The Beloit College Mindset List was allegedly created to “reflect the world view of entering first year students.” A straightforward understanding of the term “world view” would seem to be the way members members of the class see the world—their understanding of how the world works, what they consider important, their life philosophy, their value system, and so on.
Yet the majority of items on each year’s lists are information about which members of the class are indifferent or actually unaware.
The 2016 list refers to the color of M&Ms (#30), the nickname of a anti-missile program (#28), a comedian who doesn’t appear on a TV show (#37), a brand of analgesic (#44), a brand of hunting shoes (#50), ice skating competition rules (#52), the TV schedule of an old movie (#54), cable TV channels (#51 & #60), the host of a cable TV channel about old movies (#64), the display of opera lyrics (#39), a pizza chain advertising slogan, and the restoration of the Sistine Chapel (#75). It’s hard to imagine any of these are part of the “world view” of incoming college students. They are trivia.

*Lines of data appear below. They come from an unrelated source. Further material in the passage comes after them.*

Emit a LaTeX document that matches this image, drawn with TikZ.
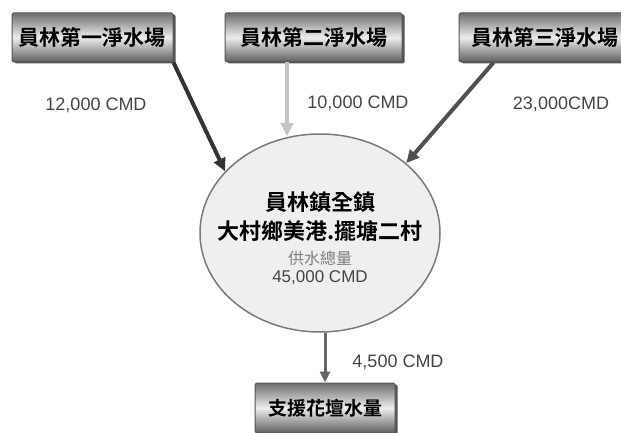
\documentclass[tikz,border=0pt]{standalone}
\usepackage{fontspec}
\setmainfont{Liberation Sans}
\newfontfamily\cjk{Noto Sans CJK TC}
\newfontfamily\cjkb{Noto Sans CJK TC Bold}
\usetikzlibrary{arrows.meta,shadows,shapes.geometric}
\definecolor{boxedge}{HTML}{555555}
\definecolor{boxdark}{HTML}{6E6E6E}
\definecolor{boxlight}{HTML}{EDEDED}
\definecolor{ellfill}{HTML}{EFEFEF}
\definecolor{elledge}{HTML}{7A7A7A}
\definecolor{labelcol}{HTML}{444444}
\definecolor{arrdark}{HTML}{333333}
\definecolor{arrmid}{HTML}{505050}
\definecolor{arrlight}{HTML}{C4C4C4}
\definecolor{arrbot}{HTML}{666666}
\tikzset{
  plantbox/.style={draw=boxedge, line width=1pt, rounded corners=1.5pt,
    shading=axis, top color=boxdark, bottom color=boxdark!85!black, middle color=boxlight,
    drop shadow={shadow xshift=2.5pt, shadow yshift=-1.5pt, fill=boxedge, opacity=1},
    minimum height=49pt, inner sep=0pt, font=\cjkb\fontsize{21}{21}\selectfont},
  flowlabel/.style={text=labelcol, font=\fontsize{18}{18}\selectfont, inner sep=0pt},
  flowarrow/.style={line width=4pt, -{Triangle[length=13pt,width=12pt]}},
}
\begin{document}
\begin{tikzpicture}[x=1pt,y=1pt]
\useasboundingbox (0,0) rectangle (621,432);
\begin{scope}
\clip (0,0) rectangle (621,432);
\node[plantbox, minimum width=161pt] (b1) at (92.5,394.5) {員林第一淨水場};
\node[plantbox, minimum width=177pt] (b2) at (313.5,394.5) {員林第二淨水場};
\node[plantbox, minimum width=172pt] (b3) at (545,394.5) {員林第三淨水場};
\node[plantbox, minimum width=140pt, minimum height=50pt, font=\cjkb\fontsize{19}{19}\selectfont] (b4) at (325,24) {支援花壇水量};
\end{scope}

\node[ellipse, draw=elledge, line width=1.5pt, fill=ellfill,
      minimum width=240pt, minimum height=198pt, inner sep=0pt] (ell) at (320,199) {};
\node[font=\cjkb\fontsize{22}{22}\selectfont, inner sep=0pt] (t1) at ([yshift=31pt]ell.center) {員林鎮全鎮};
\node[font=\cjkb\fontsize{22}{22}\selectfont, inner sep=0pt] (t2) at ([yshift=2pt]ell.center) {大村鄉美港.擺塘二村};
\node[font=\cjk\fontsize{16}{16}\selectfont, text=gray, inner sep=0pt] (t3) at ([yshift=-25pt]ell.center) {供水總量};
\node[font=\fontsize{17}{17}\selectfont, text=labelcol, inner sep=0pt] (t4) at ([yshift=-45pt]ell.center) {45,000 CMD};

\draw[flowarrow, arrdark] (b1.south east) -- (ell.147);
\draw[flowarrow, arrlight] ([xshift=-26.5pt]b2.south) -- ([xshift=-33pt,yshift=-3pt]ell.north);
\draw[flowarrow, arrmid] ([xshift=35pt]b3.south west) -- (ell.39);
\draw[line width=3pt, arrbot, -{Triangle[length=11pt,width=10pt]}] ([xshift=5pt]ell.south) -- (b4.north);

\node[flowlabel] (l1) at (96,327) {12,000 CMD};
\node[flowlabel] (l2) at (358,329) {10,000 CMD};
\node[flowlabel] (l3) at (561,328) {23,000CMD};
\node[flowlabel] (l4) at (398,70) {4,500 CMD};
\end{tikzpicture}
\end{document}
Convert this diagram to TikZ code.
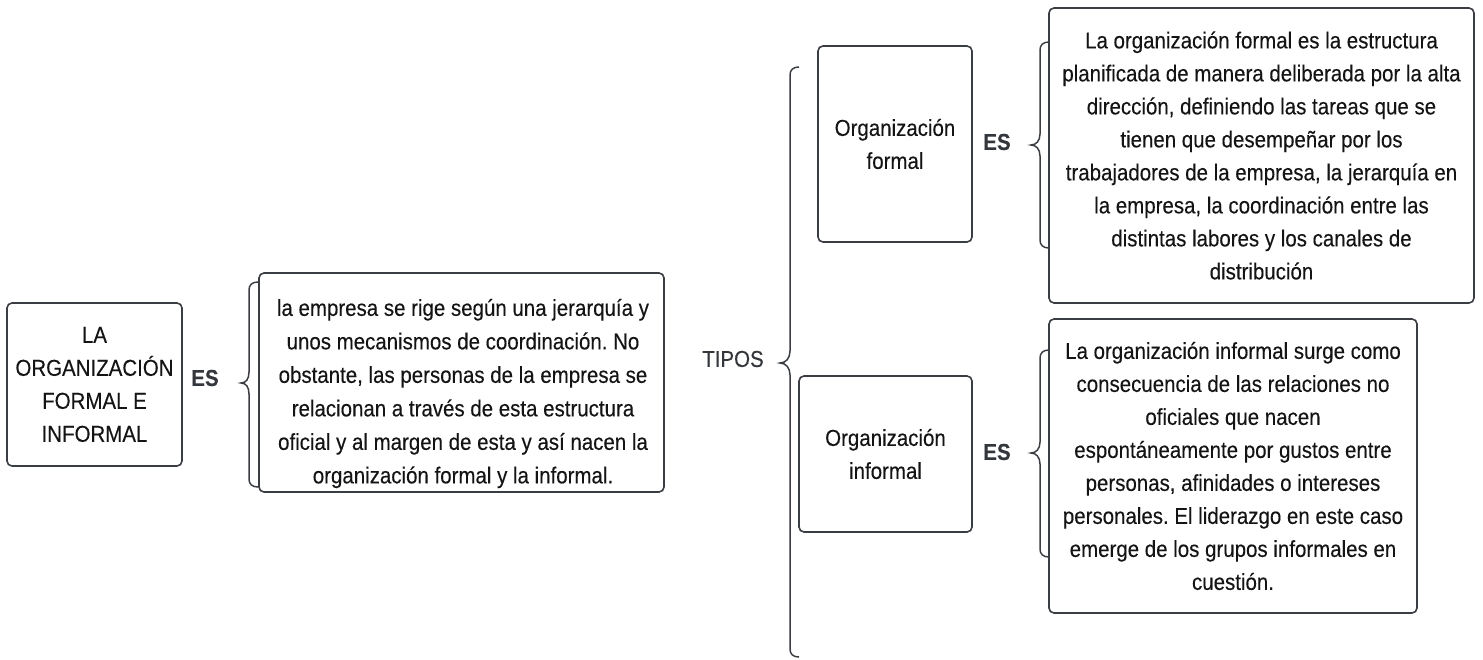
\documentclass[tikz,border=0pt]{standalone}
\usepackage{fontspec}
\setmainfont[FakeStretch=0.89,FakeBold=0.25]{Liberation Sans}
\frenchspacing
\definecolor{strokegray}{HTML}{3A3D42}
\definecolor{inkc}{HTML}{141414}
\definecolor{esc}{HTML}{33363B}
\begin{document}
\begin{tikzpicture}[x=1pt,y=-1pt,
  box/.style={draw=strokegray, line width=1.6pt, rounded corners=5pt, inner sep=0pt, align=center, text=inkc, font=\fontsize{23}{33}\selectfont},
  txt/.style={inner sep=0pt, align=center, text=inkc, font=\fontsize{23}{33.5}\selectfont},
  eslabel/.style={inner sep=0pt, text=esc, font=\fontsize{23}{28}\selectfont\bfseries},
  brace/.style={draw=strokegray, line width=1.5pt, line join=miter}]
\useasboundingbox (0,0) rectangle (1483,659);

% main box
\node[box, minimum width=175, minimum height=163] (main) at (94.5,384.5)
  {LA\\ORGANIZACIÓN\\FORMAL E\\INFORMAL};
\node[eslabel] (es1) at (205,378) {ES};

% description box
\node[box, minimum width=405, minimum height=219] (desc) at (461.5,382.5) {};
\node[txt] (desctxt) at (463,393.5)
  {la empresa se rige según una jerarquía y\\
   unos mecanismos de coordinación. No\\
   obstante, las personas de la empresa se\\
   relacionan a través de esta estructura\\
   oficial y al margen de esta y así nacen la\\
   organización formal y la informal.};

\node[inner sep=0pt, text=esc, font=\fontsize{23}{28}\selectfont] (tipos) at (733,359) {TIPOS};

% formal
\node[box, minimum width=154, minimum height=196] (formal) at (895,144)
  {Organización\\formal};
\node[eslabel] (esf) at (997,142) {ES};
\node[box, minimum width=425, minimum height=295] (formaldef) at (1261.5,155.5)
  {La organización formal es la estructura\\
   planificada de manera deliberada por la alta\\
   dirección, definiendo las tareas que se\\
   tienen que desempeñar por los\\
   trabajadores de la empresa, la jerarquía en\\
   la empresa, la coordinación entre las\\
   distintas labores y los canales de\\
   distribución};

% informal
\node[box, minimum width=173, minimum height=156] (informal) at (885.5,454)
  {Organización\\informal};
\node[eslabel] (esi) at (997,452) {ES};
\node[box, minimum width=368, minimum height=294] (informaldef) at (1233,466)
  {La organización informal surge como\\
   consecuencia de las relaciones no\\
   oficiales que nacen\\
   espontáneamente por gustos entre\\
   personas, afinidades o intereses\\
   personales. El liderazgo en este caso\\
   emerge de los grupos informales en\\
   cuestión.};

% braces
\draw[brace] (258,282) .. controls (252,282) and (249,285) .. (249,290) -- (249,372)
  .. controls (249,379) and (246,383) .. (241,383)
  .. controls (246,383) and (249,387) .. (249,394)
  -- (249,479) .. controls (249,484) and (252,487) .. (258,487);
\draw[brace] (799,67) .. controls (793,67) and (790,70) .. (790,75) -- (790,351)
  .. controls (790,358) and (786,363) .. (780,363)
  .. controls (786,363) and (790,368) .. (790,375)
  -- (790,649) .. controls (790,654) and (793,657) .. (799,657);
\draw[brace] (1049,42) .. controls (1043,42) and (1040,45) .. (1040,50) -- (1040,134)
  .. controls (1040,141) and (1036,145) .. (1031,145)
  .. controls (1036,145) and (1040,149) .. (1040,156)
  -- (1040,240) .. controls (1040,245) and (1043,248) .. (1049,248);
\draw[brace] (1049,350) .. controls (1043,350) and (1040,353) .. (1040,358) -- (1040,442)
  .. controls (1040,449) and (1036,453) .. (1031,453)
  .. controls (1036,453) and (1040,457) .. (1040,464)
  -- (1040,549) .. controls (1040,554) and (1043,557) .. (1049,557);
\end{tikzpicture}
\end{document}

Another set of items are intentionally chosen as items with which students are unfamiliar. The 2016 list includes items on the ignorance of students about expressions that originated in the Bible (#3), airline “tickets” (#9), luggage without wheels (#13), discontinued White House security procedures (#24), Billy Graham (#34), and a defunct baseball record (#73). Students’ ignorance could provide some insight into their world view if was ignorance of something significant, but these are just more trivia.
These items on student ignorance are products of the Mindlist’s alleged original purpose: “a witty [sic] way of saying to faculty colleagues ‘watch your references.'” However, a list of things about which students are ignorant is incompatible with “mindlist” purporting to reveal their “worldview.”